Note that $i refers to the surname value from our outermost for loop, and $distDeathsSurRegion is a reference to another array we stored up in a global variable, in which we stored, for each distinct region, a concatenated string (using the concat() function) piecing together a surname, followed by an underscore ("_"), followed by the region, followed by a hyphen ("-"), and the surname deathcount at that region. We are reaching up into that global variable, finding the substring that matches our current $i surname, and outputting it as a smaller array, stored in $matchesRegionList .

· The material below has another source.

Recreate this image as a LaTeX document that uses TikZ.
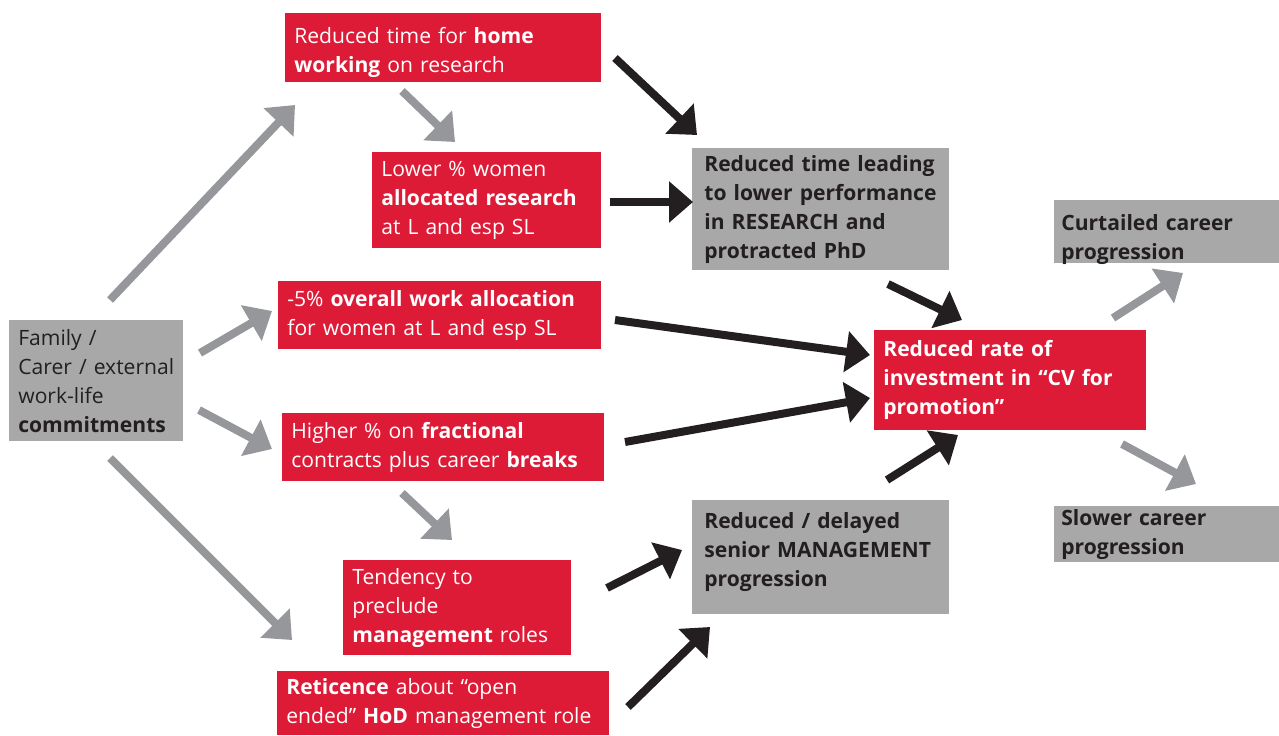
\documentclass[tikz,border=0pt]{standalone}
\usepackage{fontspec}
\setmainfont{Open Sans}
\usetikzlibrary{arrows.meta}
\definecolor{BoxRed}{RGB}{221,27,55}
\definecolor{BoxGray}{RGB}{168,168,168}
\definecolor{ArrGray}{RGB}{150,151,155}
\definecolor{ArrBlack}{RGB}{35,31,32}
\tikzset{
  box/.style={anchor=north west,inner xsep=1.8mm,inner ysep=0pt,align=left,
    font=\fontsize{12}{16.5}\selectfont},
  redbox/.style={box,fill=BoxRed,text=white},
  graybox/.style={box,fill=BoxGray,text=ArrBlack},
  garrow/.style={draw=ArrGray,line width=1.6mm,-{Triangle[length=4.8mm,width=8mm]}},
  barrow/.style={draw=ArrBlack,line width=1.6mm,-{Triangle[length=4.8mm,width=8mm]}},
}

\begin{document}
\begin{tikzpicture}[x=0.2mm,y=-0.2mm]
\useasboundingbox (0,0) rectangle (1279,735);
\node[redbox,minimum width=63.2mm,minimum height=13.8mm,text width=59.6mm,text depth=4.9mm] (home) at (285,13)
  {Reduced time for \textbf{home}\\\textbf{working} on research};
\node[redbox,minimum width=45.8mm,minimum height=19.2mm,text width=42.2mm] (lower) at (372,152)
  {Lower \% women\\\textbf{allocated research}\\at L and esp SL};
\node[redbox,minimum width=64.6mm,minimum height=13.6mm,text width=61mm] (overall) at (278,281)
  {-5\% \textbf{overall work allocation}\\for women at L and esp SL};
\node[redbox,minimum width=64.4mm,minimum height=13.6mm,text width=60.8mm] (fract) at (282,413)
  {Higher \% on \textbf{fractional}\\contracts plus career \textbf{breaks}};
\node[redbox,minimum width=45.6mm,minimum height=19mm,text width=42mm] (tend) at (343,560)
  {Tendency to\\preclude\\\textbf{management} roles};
\node[redbox,minimum width=66.4mm,minimum height=12.8mm,text width=62.8mm] (retic) at (277,671)
  {\textbf{Reticence} about ``open\\ended'' \textbf{HoD} management role};
\node[graybox,minimum width=34.8mm,minimum height=24.2mm,text width=31.2mm] (family) at (9,320)
  {Family /\\Carer / external\\work-life\\\textbf{commitments}};
\node[graybox,minimum width=51.4mm,minimum height=24.4mm,text width=46.6mm,inner xsep=2.4mm] (redtime) at (692,148)
  {\textbf{Reduced time leading}\\\textbf{to lower performance}\\\textbf{in RESEARCH and}\\\textbf{protracted PhD}};
\node[graybox,minimum width=51.4mm,minimum height=22.8mm,text width=46.6mm,inner xsep=2.4mm,text depth=14.7mm] (mgmt) at (692,500)
  {\textbf{Reduced / delayed}\\\textbf{senior MANAGEMENT}\\\textbf{progression}};
\node[redbox,minimum width=54.4mm,minimum height=20mm,text width=50.8mm] (cv) at (874,330)
  {\textbf{Reduced rate of}\\\textbf{investment in ``CV for}\\\textbf{promotion''}};
\node[graybox,minimum width=45mm,minimum height=12.6mm,text width=42.2mm,inner xsep=1.4mm,text depth=3.7mm] (curt) at (1054,200)
  {\textbf{Curtailed career}\\\textbf{progression}};
\node[graybox,minimum width=45mm,minimum height=11.2mm,text width=42.2mm,inner xsep=1.4mm] (slow) at (1054,506)
  {\textbf{Slower career}\\\textbf{progression}};
% arrow ends
\coordinate (fh1) at (110,300);  \coordinate (fh2) at (295,105);
\coordinate (fo1) at (200,353);  \coordinate (fo2) at (272,311);
\coordinate (ff1) at (199,410);  \coordinate (ff2) at (272,449);
\coordinate (fr1) at (110,458);  \coordinate (fr2) at (292,640);
\coordinate (hl1) at (402,91);   \coordinate (hl2) at (455,142);
\coordinate (ft1) at (402,493);  \coordinate (ft2) at (452,540);
\coordinate (cc1) at (1113,318); \coordinate (cc2) at (1183,273);
\coordinate (cs1) at (1122,444); \coordinate (cs2) at (1196,484);
\coordinate (hr1) at (615,58);   \coordinate (hr2) at (697,135);
\coordinate (lr1) at (610,202);  \coordinate (lr2) at (693,202);
\coordinate (rc1) at (888,284);  \coordinate (rc2) at (962,320);
\coordinate (oc1) at (615,320);  \coordinate (oc2) at (870,355);
\coordinate (xc1) at (625,442);  \coordinate (xc2) at (870,398);
\coordinate (mc1) at (887,480);  \coordinate (mc2) at (958,435);
\coordinate (tm1) at (607,588);  \coordinate (tm2) at (682,550);
\coordinate (rm1) at (628,707);  \coordinate (rm2) at (710,627);
\draw[garrow] (fh1)--(fh2);
\draw[garrow] (fo1)--(fo2);
\draw[garrow] (ff1)--(ff2);
\draw[garrow] (fr1)--(fr2);
\draw[garrow] (hl1)--(hl2);
\draw[garrow] (ft1)--(ft2);
\draw[garrow] (cc1)--(cc2);
\draw[garrow] (cs1)--(cs2);
\draw[barrow] (hr1)--(hr2);
\draw[barrow] (lr1)--(lr2);
\draw[barrow] (rc1)--(rc2);
\draw[barrow] (oc1)--(oc2);
\draw[barrow] (xc1)--(xc2);
\draw[barrow] (mc1)--(mc2);
\draw[barrow] (tm1)--(tm2);
\draw[barrow] (rm1)--(rm2);
\end{tikzpicture}
\end{document}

Next we loop through the $matchesRegionList array and extract the substrings with the information we want for region ($reg) and deathcount ($count). And we convert the count to an integer, and multiply it to the proportion we set for plotting on our graph. And this is where we need to plot how much we have to adjust the y position of each bar, by looking up the values at each preceding position in our $matchesRegionList array. This line of code is vital:

for $a in (0 to $posM - 1)

Here we define a for to range over integers from 0 to the last previous position of the $posM variable (or $posM - 1). For each position, whether it is 0, 1, 2, 3, etc, we subtract it from the current $posM, and we set that value as the position to retrieve on the $matchesRegionlist. The loop runs to its maximum, and outputs a series of numbers. In our next variable, $accumPos we add up the values of that array using the sum() function, which is designed add up a set of values. We use that $accumPos to calculate the position of the current bar for a region in our graph.

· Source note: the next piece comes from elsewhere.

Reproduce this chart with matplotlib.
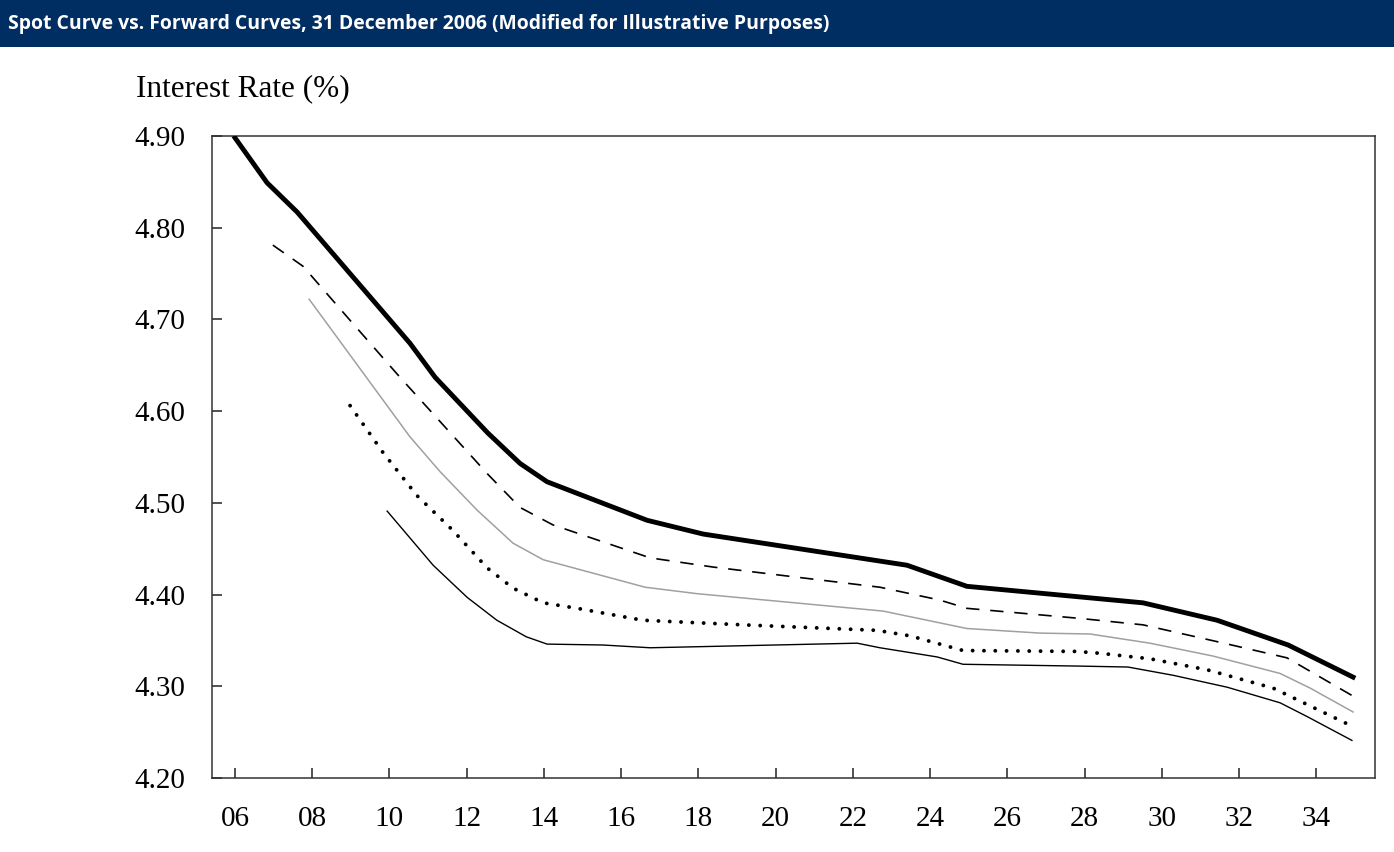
import matplotlib
matplotlib.use("Agg")
import matplotlib.pyplot as plt
from matplotlib.patches import Rectangle

# spot curve
spot_x = [2006.00, 2006.83, 2007.61, 2010.53, 2011.18, 2012.55, 2013.38, 2014.08,
          2016.67, 2018.12, 2023.40, 2024.95, 2029.51, 2031.43, 2033.27, 2034.95]
spot_y = [4.898, 4.849, 4.817, 4.674, 4.637, 4.576, 4.543, 4.523,
          4.481, 4.466, 4.432, 4.409, 4.391, 4.372, 4.345, 4.310]

# forward curves
fwd1_x = [2006.98, 2007.76, 2008.98, 2010.27, 2011.13, 2012.55, 2013.38, 2014.23, 2016.75,
          2018.38, 2022.70, 2024.25, 2024.95, 2027.88, 2029.51, 2031.50, 2033.24, 2034.92]
fwd1_y = [4.781, 4.758, 4.699, 4.637, 4.597, 4.531, 4.495, 4.476, 4.440,
          4.430, 4.408, 4.394, 4.385, 4.374, 4.367, 4.348, 4.331, 4.290]

fwd2_x = [2007.92, 2010.53, 2011.31, 2012.27, 2013.20, 2013.98, 2016.62, 2017.96,
          2022.78, 2024.95, 2026.84, 2028.14, 2029.69, 2031.32, 2033.06, 2033.84, 2034.95]
fwd2_y = [4.722, 4.572, 4.534, 4.492, 4.456, 4.438, 4.408, 4.401,
          4.382, 4.363, 4.358, 4.357, 4.347, 4.333, 4.314, 4.298, 4.272]

fwd3_x = [2008.98, 2009.83, 2010.71, 2011.64, 2012.53, 2013.20, 2013.98, 2014.86, 2016.56, 2019.15,
          2022.62, 2023.48, 2024.85, 2027.80, 2028.40, 2029.69, 2031.17, 2032.88, 2034.95]
fwd3_y = [4.606, 4.555, 4.508, 4.470, 4.429, 4.407, 4.391, 4.385, 4.372, 4.367,
          4.361, 4.355, 4.339, 4.338, 4.336, 4.330, 4.318, 4.298, 4.256]

fwd4_x = [2009.94, 2011.13, 2012.01, 2012.78, 2013.54, 2014.08, 2015.53, 2016.75, 2022.11, 2022.70,
          2024.18, 2024.85, 2027.88, 2029.12, 2030.29, 2031.69, 2033.06, 2033.76, 2034.92]
fwd4_y = [4.491, 4.432, 4.397, 4.372, 4.354, 4.346, 4.345, 4.342, 4.347, 4.342,
          4.332, 4.324, 4.322, 4.321, 4.312, 4.299, 4.282, 4.267, 4.241]

xticks = list(range(2006, 2035, 2))
xlabels = ["%02d" % (t % 100) for t in xticks]
yticks = [4.20, 4.30, 4.40, 4.50, 4.60, 4.70, 4.80, 4.90]

title = "Spot Curve vs. Forward Curves, 31 December 2006 (Modified for Illustrative Purposes)"

W, H = 1394, 852
fig = plt.figure(figsize=(W / 100, H / 100), dpi=100)

# title bar
fig.patches.append(Rectangle((0, 1 - 47 / H), 1, 47 / H, transform=fig.transFigure,
                             facecolor="#002d62", edgecolor="none", zorder=0))
fig.text(8 / W, 1 - 24 / H, title, color="white", fontsize=13.95, fontweight="bold",
         family="Open Sans", ha="left", va="center")

ax = fig.add_axes([212 / W, 1 - 778 / H, (1375 - 212) / W, (778 - 136) / H])

ax.plot(spot_x, spot_y, color="black", lw=3.5, solid_joinstyle="miter", zorder=5)
ax.plot(fwd1_x, fwd1_y, color="black", lw=1.2, dashes=(8, 6.5))
ax.plot(fwd2_x, fwd2_y, color="#a0a0a0", lw=1.1)
ax.plot(fwd3_x, fwd3_y, color="black", lw=2.8, dashes=(0.01, 2.9), dash_capstyle="round")
ax.plot(fwd4_x, fwd4_y, color="black", lw=1.0)

ax.set_xlim(2005.404, 2035.518)
ax.set_ylim(4.20, 4.90)
ax.set_xticks(xticks)
ax.set_xticklabels(xlabels)
ax.set_yticks(yticks)
ax.set_yticklabels(["%.2f" % v for v in yticks])

serif = "Liberation Serif"
for lab in ax.get_xticklabels() + ax.get_yticklabels():
    lab.set_fontfamily(serif)
    lab.set_fontsize(21)

ax.tick_params(axis="both", direction="in", length=7, width=1.1, color="#222222")
ax.tick_params(axis="y", pad=19)
ax.tick_params(axis="x", pad=20)
for s in ax.spines.values():
    s.set_linewidth(1.1)
    s.set_color("#333333")

fig.text(136 / W, 1 - 96 / H, "Interest Rate (%)", family=serif, fontsize=22.5,
         ha="left", va="baseline")

fig.savefig("out.png", dpi=100)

Colors: Storing and matching them with regions

The code block above shows how we associated colors with each region (where we work with $cVal). Notice that involves a similar strategy to what we used above, with opening an inner for loop and finding where something in it matches something at the current position in the outer for loop. Here is how we recommend working with colors:

  1. Set up a global variable to store a series of color values for all of the regions you will need (all of the regions represented by the families with more than 3 deaths).
  2. Make another global variable that associates each value with a region, using a set format. We recommend not doing this by hand, but by setting up a pair of for loops to run together: Set this up by walking through your array of the distinct values of regions for all families with more than 3 deaths, and set a position variable, thus: for $i at $pos in $distinctUsualRegions.
  3. Inside, set another for loop to walk through your array of colors, and set a similar position. (Notice that the number of values in each array will need to match exactly.) Where the position in the region loop matches the position in the color loop, return something that splices the two together, using a character of your choice to join them (say, a hyphen or an underscore). We use concat()for this. This makes an array of values that hold region and color information together, that you can access later as you plot your graph. And you can use it to plot a legend, too!

Your output

The dimensions and style of your plot are up to you, though we expect your output to be clearly labelled, so visitors to the Graveyard project will understand what they are seeing. Save your SVG output in your folder in eXist, but paste a copy of your XQuery script in a text file, save it according to our usual homework file naming conventions, and upload it to Coursweb.